== Stored records ==

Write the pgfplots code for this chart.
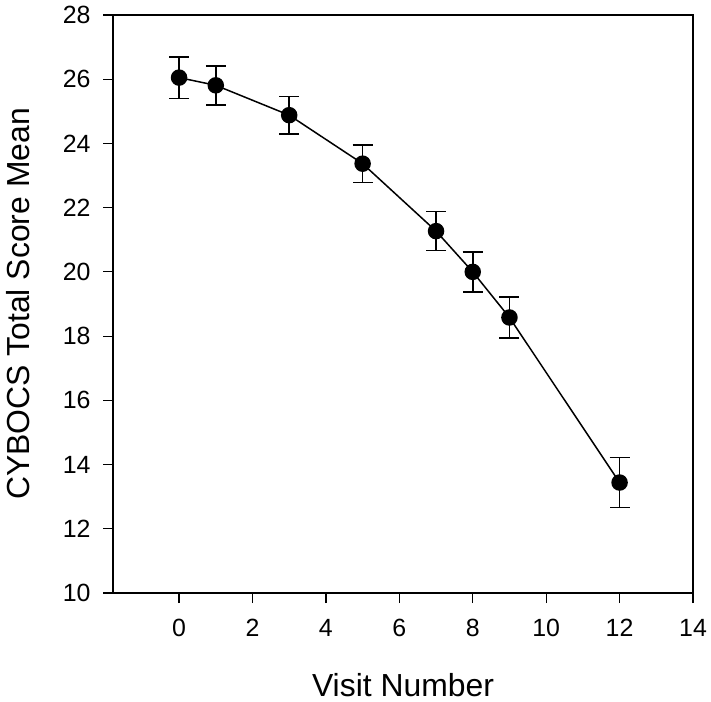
\documentclass[border=0pt]{standalone}
\usepackage{pgfplots}
\pgfplotsset{compat=1.18}
\usepackage{fontspec}
\setmainfont{Liberation Sans}
\begin{document}
\begin{tikzpicture}
\begin{axis}[
  name=ax,
  scale only axis,
  width=580bp, height=578bp,
  xmin=-1.8, xmax=14,
  ymin=10, ymax=28,
  xtick={0,2,4,6,8,10,12,14},
  ytick={10,12,14,16,18,20,22,24,26,28},
  tick align=outside,
  xtick pos=bottom, ytick pos=left,
  major tick length=10bp,
  axis line style={line width=1.2bp},
  tick style={line width=1.2bp, black},
  /pgf/number format/assume math mode=true,
  tick label style={font=\fontsize{25}{30}\selectfont},
  xticklabel style={yshift=-13bp},
  yticklabel style={xshift=-9bp},
  label style={font=\fontsize{32}{38}\selectfont},
  xlabel={Visit Number},
  ylabel={CYBOCS Total Score Mean},
  xlabel style={at={(axis description cs:0.5,-0.1782)}, anchor=base},
  ylabel style={at={(axis description cs:-0.1448,0.5)}, anchor=base},
  clip=false,
]
\addplot+[black, line width=1.5bp, mark=*, mark size=7.5bp,
  mark options={black, fill=black},
  error bars/.cd, y dir=both, y explicit,
  error bar style={line width=1.6bp, black},
  error mark options={rotate=90, mark size=10bp, line width=1.6bp, black}]
coordinates {
  (0,26.05)  +- (0,0.65)
  (1,25.81)  +- (0,0.61)
  (3,24.88)  +- (0,0.58)
  (5,23.37)  +- (0,0.59)
  (7,21.27)  +- (0,0.61)
  (8,20.00)  +- (0,0.62)
  (9,18.58)  +- (0,0.64)
  (12,13.44) +- (0,0.78)
};
\end{axis}
\pgfresetboundingbox
\path ([shift={(-113bp,-109bp)}]ax.south west) rectangle ([shift={(18bp,15bp)}]ax.north east);
\end{tikzpicture}
\end{document}
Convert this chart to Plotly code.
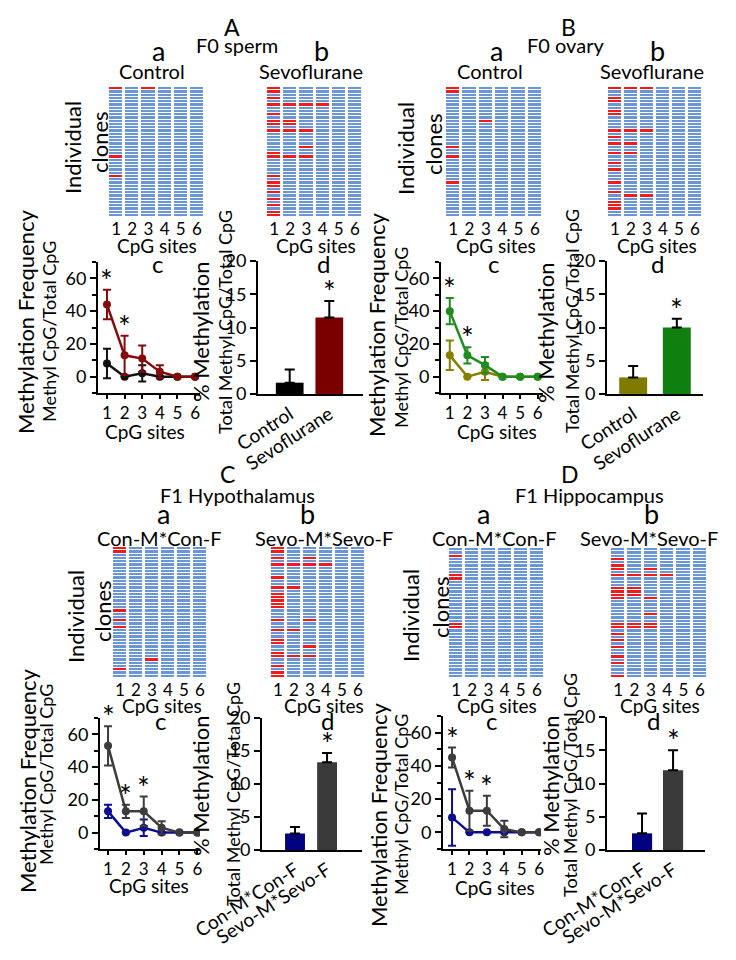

===

**Task to complete**:
Every line above should be returned word for word, with the pictures left behind.

**Output**:
Write the pgfplots code for this chart.
\documentclass[border=0pt]{standalone}
\usepackage{pgfplots}
\pgfplotsset{compat=1.18}
\usepackage{fontspec}
\setmainfont{Liberation Sans}
\begin{document}
\begin{tikzpicture}
\begin{axis}[
  name=ax,
  scale only axis,
  width=580bp, height=578bp,
  xmin=-1.8, xmax=14,
  ymin=10, ymax=28,
  xtick={0,2,4,6,8,10,12,14},
  ytick={10,12,14,16,18,20,22,24,26,28},
  tick align=outside,
  xtick pos=bottom, ytick pos=left,
  major tick length=10bp,
  axis line style={line width=1.2bp},
  tick style={line width=1.2bp, black},
  /pgf/number format/assume math mode=true,
  tick label style={font=\fontsize{25}{30}\selectfont},
  xticklabel style={yshift=-13bp},
  yticklabel style={xshift=-9bp},
  label style={font=\fontsize{32}{38}\selectfont},
  xlabel={Visit Number},
  ylabel={CYBOCS Total Score Mean},
  xlabel style={at={(axis description cs:0.5,-0.1782)}, anchor=base},
  ylabel style={at={(axis description cs:-0.1448,0.5)}, anchor=base},
  clip=false,
]
\addplot+[black, line width=1.5bp, mark=*, mark size=7.5bp,
  mark options={black, fill=black},
  error bars/.cd, y dir=both, y explicit,
  error bar style={line width=1.6bp, black},
  error mark options={rotate=90, mark size=10bp, line width=1.6bp, black}]
coordinates {
  (0,26.05)  +- (0,0.65)
  (1,25.81)  +- (0,0.61)
  (3,24.88)  +- (0,0.58)
  (5,23.37)  +- (0,0.59)
  (7,21.27)  +- (0,0.61)
  (8,20.00)  +- (0,0.62)
  (9,18.58)  +- (0,0.64)
  (12,13.44) +- (0,0.78)
};
\end{axis}
\pgfresetboundingbox
\path ([shift={(-113bp,-109bp)}]ax.south west) rectangle ([shift={(18bp,15bp)}]ax.north east);
\end{tikzpicture}
\end{document}
Convert this chart to Plotly code.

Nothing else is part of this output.